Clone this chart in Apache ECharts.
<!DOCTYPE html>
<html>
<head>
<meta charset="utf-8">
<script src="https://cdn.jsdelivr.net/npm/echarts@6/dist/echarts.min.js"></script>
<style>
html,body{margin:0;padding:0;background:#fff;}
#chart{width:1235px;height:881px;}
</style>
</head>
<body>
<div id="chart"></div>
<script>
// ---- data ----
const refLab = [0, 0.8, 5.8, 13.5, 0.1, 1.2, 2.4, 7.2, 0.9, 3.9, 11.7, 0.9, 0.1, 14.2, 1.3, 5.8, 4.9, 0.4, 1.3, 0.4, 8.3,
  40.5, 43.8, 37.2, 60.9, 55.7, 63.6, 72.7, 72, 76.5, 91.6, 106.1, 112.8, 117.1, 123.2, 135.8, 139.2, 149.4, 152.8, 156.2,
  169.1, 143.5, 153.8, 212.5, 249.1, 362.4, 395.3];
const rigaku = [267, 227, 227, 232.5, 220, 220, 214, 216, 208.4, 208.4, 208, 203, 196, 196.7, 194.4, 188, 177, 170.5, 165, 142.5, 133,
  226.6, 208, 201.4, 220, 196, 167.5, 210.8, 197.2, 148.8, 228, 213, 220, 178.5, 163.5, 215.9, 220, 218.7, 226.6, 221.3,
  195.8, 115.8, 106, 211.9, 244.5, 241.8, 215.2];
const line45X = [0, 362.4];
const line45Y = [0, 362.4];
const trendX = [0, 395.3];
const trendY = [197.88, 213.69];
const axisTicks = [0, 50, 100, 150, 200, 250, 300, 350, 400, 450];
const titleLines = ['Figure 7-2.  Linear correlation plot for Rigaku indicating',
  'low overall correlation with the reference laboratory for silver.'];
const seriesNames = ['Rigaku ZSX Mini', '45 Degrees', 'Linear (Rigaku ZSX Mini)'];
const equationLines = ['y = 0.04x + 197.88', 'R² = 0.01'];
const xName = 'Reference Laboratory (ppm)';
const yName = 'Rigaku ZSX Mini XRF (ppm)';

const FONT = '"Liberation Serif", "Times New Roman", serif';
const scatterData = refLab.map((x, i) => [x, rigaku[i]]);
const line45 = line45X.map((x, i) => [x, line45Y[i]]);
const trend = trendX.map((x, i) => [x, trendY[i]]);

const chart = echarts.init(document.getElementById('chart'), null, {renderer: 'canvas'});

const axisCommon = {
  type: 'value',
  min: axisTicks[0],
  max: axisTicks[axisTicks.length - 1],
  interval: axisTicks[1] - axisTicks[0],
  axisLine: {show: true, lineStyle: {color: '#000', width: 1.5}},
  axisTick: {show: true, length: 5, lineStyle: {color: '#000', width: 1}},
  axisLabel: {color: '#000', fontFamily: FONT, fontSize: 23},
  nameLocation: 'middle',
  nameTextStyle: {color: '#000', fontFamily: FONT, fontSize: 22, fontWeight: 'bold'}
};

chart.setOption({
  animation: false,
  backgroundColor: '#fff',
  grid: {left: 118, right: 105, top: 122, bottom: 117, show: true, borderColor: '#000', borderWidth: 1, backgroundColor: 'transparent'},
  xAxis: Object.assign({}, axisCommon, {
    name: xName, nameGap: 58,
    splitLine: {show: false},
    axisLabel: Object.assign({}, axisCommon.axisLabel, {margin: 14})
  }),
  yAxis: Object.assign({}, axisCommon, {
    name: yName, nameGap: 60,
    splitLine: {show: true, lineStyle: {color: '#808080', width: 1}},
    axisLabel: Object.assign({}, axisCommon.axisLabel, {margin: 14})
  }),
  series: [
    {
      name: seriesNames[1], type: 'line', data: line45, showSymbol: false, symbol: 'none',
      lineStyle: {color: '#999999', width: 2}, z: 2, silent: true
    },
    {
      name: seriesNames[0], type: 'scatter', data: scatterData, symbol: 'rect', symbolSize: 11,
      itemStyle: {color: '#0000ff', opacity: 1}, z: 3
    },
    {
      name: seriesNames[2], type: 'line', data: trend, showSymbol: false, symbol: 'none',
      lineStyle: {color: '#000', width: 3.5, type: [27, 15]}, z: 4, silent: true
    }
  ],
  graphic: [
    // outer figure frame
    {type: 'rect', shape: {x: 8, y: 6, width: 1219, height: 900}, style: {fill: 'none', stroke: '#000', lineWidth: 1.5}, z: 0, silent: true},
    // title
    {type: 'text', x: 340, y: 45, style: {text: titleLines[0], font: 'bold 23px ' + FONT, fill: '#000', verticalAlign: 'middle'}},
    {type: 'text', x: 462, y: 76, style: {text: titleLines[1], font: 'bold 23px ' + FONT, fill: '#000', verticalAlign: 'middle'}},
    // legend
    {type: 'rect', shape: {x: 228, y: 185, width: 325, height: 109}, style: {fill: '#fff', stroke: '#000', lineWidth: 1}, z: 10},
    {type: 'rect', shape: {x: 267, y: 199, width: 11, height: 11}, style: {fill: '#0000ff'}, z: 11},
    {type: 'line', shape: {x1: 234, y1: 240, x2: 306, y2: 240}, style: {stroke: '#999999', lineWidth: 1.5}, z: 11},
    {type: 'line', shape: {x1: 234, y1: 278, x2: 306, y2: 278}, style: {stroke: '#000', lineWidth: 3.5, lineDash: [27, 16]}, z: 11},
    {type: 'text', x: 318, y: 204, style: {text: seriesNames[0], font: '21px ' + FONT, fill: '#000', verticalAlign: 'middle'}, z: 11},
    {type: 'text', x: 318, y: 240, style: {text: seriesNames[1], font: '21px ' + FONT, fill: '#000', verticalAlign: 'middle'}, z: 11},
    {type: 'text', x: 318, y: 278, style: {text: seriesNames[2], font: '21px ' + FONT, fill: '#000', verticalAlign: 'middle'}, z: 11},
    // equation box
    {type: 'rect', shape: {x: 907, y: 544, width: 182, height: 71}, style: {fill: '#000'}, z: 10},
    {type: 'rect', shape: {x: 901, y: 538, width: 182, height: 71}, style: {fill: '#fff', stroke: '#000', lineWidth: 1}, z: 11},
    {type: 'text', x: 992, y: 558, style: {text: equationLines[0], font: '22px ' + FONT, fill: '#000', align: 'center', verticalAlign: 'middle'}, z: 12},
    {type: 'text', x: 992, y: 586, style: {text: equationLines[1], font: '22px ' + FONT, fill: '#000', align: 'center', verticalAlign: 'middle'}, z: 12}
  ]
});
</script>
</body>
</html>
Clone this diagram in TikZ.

# Task to carry out
Extract all the entries word for word.

# Response
Clone this chart in Apache ECharts.
<!DOCTYPE html>
<html>
<head>
<meta charset="utf-8">
<script src="https://cdn.jsdelivr.net/npm/echarts@6/dist/echarts.min.js"></script>
<style>
html,body{margin:0;padding:0;background:#fff;}
#chart{width:1235px;height:881px;}
</style>
</head>
<body>
<div id="chart"></div>
<script>
// ---- data ----
const refLab = [0, 0.8, 5.8, 13.5, 0.1, 1.2, 2.4, 7.2, 0.9, 3.9, 11.7, 0.9, 0.1, 14.2, 1.3, 5.8, 4.9, 0.4, 1.3, 0.4, 8.3,
  40.5, 43.8, 37.2, 60.9, 55.7, 63.6, 72.7, 72, 76.5, 91.6, 106.1, 112.8, 117.1, 123.2, 135.8, 139.2, 149.4, 152.8, 156.2,
  169.1, 143.5, 153.8, 212.5, 249.1, 362.4, 395.3];
const rigaku = [267, 227, 227, 232.5, 220, 220, 214, 216, 208.4, 208.4, 208, 203, 196, 196.7, 194.4, 188, 177, 170.5, 165, 142.5, 133,
  226.6, 208, 201.4, 220, 196, 167.5, 210.8, 197.2, 148.8, 228, 213, 220, 178.5, 163.5, 215.9, 220, 218.7, 226.6, 221.3,
  195.8, 115.8, 106, 211.9, 244.5, 241.8, 215.2];
const line45X = [0, 362.4];
const line45Y = [0, 362.4];
const trendX = [0, 395.3];
const trendY = [197.88, 213.69];
const axisTicks = [0, 50, 100, 150, 200, 250, 300, 350, 400, 450];
const titleLines = ['Figure 7-2.  Linear correlation plot for Rigaku indicating',
  'low overall correlation with the reference laboratory for silver.'];
const seriesNames = ['Rigaku ZSX Mini', '45 Degrees', 'Linear (Rigaku ZSX Mini)'];
const equationLines = ['y = 0.04x + 197.88', 'R² = 0.01'];
const xName = 'Reference Laboratory (ppm)';
const yName = 'Rigaku ZSX Mini XRF (ppm)';

const FONT = '"Liberation Serif", "Times New Roman", serif';
const scatterData = refLab.map((x, i) => [x, rigaku[i]]);
const line45 = line45X.map((x, i) => [x, line45Y[i]]);
const trend = trendX.map((x, i) => [x, trendY[i]]);

const chart = echarts.init(document.getElementById('chart'), null, {renderer: 'canvas'});

const axisCommon = {
  type: 'value',
  min: axisTicks[0],
  max: axisTicks[axisTicks.length - 1],
  interval: axisTicks[1] - axisTicks[0],
  axisLine: {show: true, lineStyle: {color: '#000', width: 1.5}},
  axisTick: {show: true, length: 5, lineStyle: {color: '#000', width: 1}},
  axisLabel: {color: '#000', fontFamily: FONT, fontSize: 23},
  nameLocation: 'middle',
  nameTextStyle: {color: '#000', fontFamily: FONT, fontSize: 22, fontWeight: 'bold'}
};

chart.setOption({
  animation: false,
  backgroundColor: '#fff',
  grid: {left: 118, right: 105, top: 122, bottom: 117, show: true, borderColor: '#000', borderWidth: 1, backgroundColor: 'transparent'},
  xAxis: Object.assign({}, axisCommon, {
    name: xName, nameGap: 58,
    splitLine: {show: false},
    axisLabel: Object.assign({}, axisCommon.axisLabel, {margin: 14})
  }),
  yAxis: Object.assign({}, axisCommon, {
    name: yName, nameGap: 60,
    splitLine: {show: true, lineStyle: {color: '#808080', width: 1}},
    axisLabel: Object.assign({}, axisCommon.axisLabel, {margin: 14})
  }),
  series: [
    {
      name: seriesNames[1], type: 'line', data: line45, showSymbol: false, symbol: 'none',
      lineStyle: {color: '#999999', width: 2}, z: 2, silent: true
    },
    {
      name: seriesNames[0], type: 'scatter', data: scatterData, symbol: 'rect', symbolSize: 11,
      itemStyle: {color: '#0000ff', opacity: 1}, z: 3
    },
    {
      name: seriesNames[2], type: 'line', data: trend, showSymbol: false, symbol: 'none',
      lineStyle: {color: '#000', width: 3.5, type: [27, 15]}, z: 4, silent: true
    }
  ],
  graphic: [
    // outer figure frame
    {type: 'rect', shape: {x: 8, y: 6, width: 1219, height: 900}, style: {fill: 'none', stroke: '#000', lineWidth: 1.5}, z: 0, silent: true},
    // title
    {type: 'text', x: 340, y: 45, style: {text: titleLines[0], font: 'bold 23px ' + FONT, fill: '#000', verticalAlign: 'middle'}},
    {type: 'text', x: 462, y: 76, style: {text: titleLines[1], font: 'bold 23px ' + FONT, fill: '#000', verticalAlign: 'middle'}},
    // legend
    {type: 'rect', shape: {x: 228, y: 185, width: 325, height: 109}, style: {fill: '#fff', stroke: '#000', lineWidth: 1}, z: 10},
    {type: 'rect', shape: {x: 267, y: 199, width: 11, height: 11}, style: {fill: '#0000ff'}, z: 11},
    {type: 'line', shape: {x1: 234, y1: 240, x2: 306, y2: 240}, style: {stroke: '#999999', lineWidth: 1.5}, z: 11},
    {type: 'line', shape: {x1: 234, y1: 278, x2: 306, y2: 278}, style: {stroke: '#000', lineWidth: 3.5, lineDash: [27, 16]}, z: 11},
    {type: 'text', x: 318, y: 204, style: {text: seriesNames[0], font: '21px ' + FONT, fill: '#000', verticalAlign: 'middle'}, z: 11},
    {type: 'text', x: 318, y: 240, style: {text: seriesNames[1], font: '21px ' + FONT, fill: '#000', verticalAlign: 'middle'}, z: 11},
    {type: 'text', x: 318, y: 278, style: {text: seriesNames[2], font: '21px ' + FONT, fill: '#000', verticalAlign: 'middle'}, z: 11},
    // equation box
    {type: 'rect', shape: {x: 907, y: 544, width: 182, height: 71}, style: {fill: '#000'}, z: 10},
    {type: 'rect', shape: {x: 901, y: 538, width: 182, height: 71}, style: {fill: '#fff', stroke: '#000', lineWidth: 1}, z: 11},
    {type: 'text', x: 992, y: 558, style: {text: equationLines[0], font: '22px ' + FONT, fill: '#000', align: 'center', verticalAlign: 'middle'}, z: 12},
    {type: 'text', x: 992, y: 586, style: {text: equationLines[1], font: '22px ' + FONT, fill: '#000', align: 'center', verticalAlign: 'middle'}, z: 12}
  ]
});
</script>
</body>
</html>
Clone this diagram in TikZ.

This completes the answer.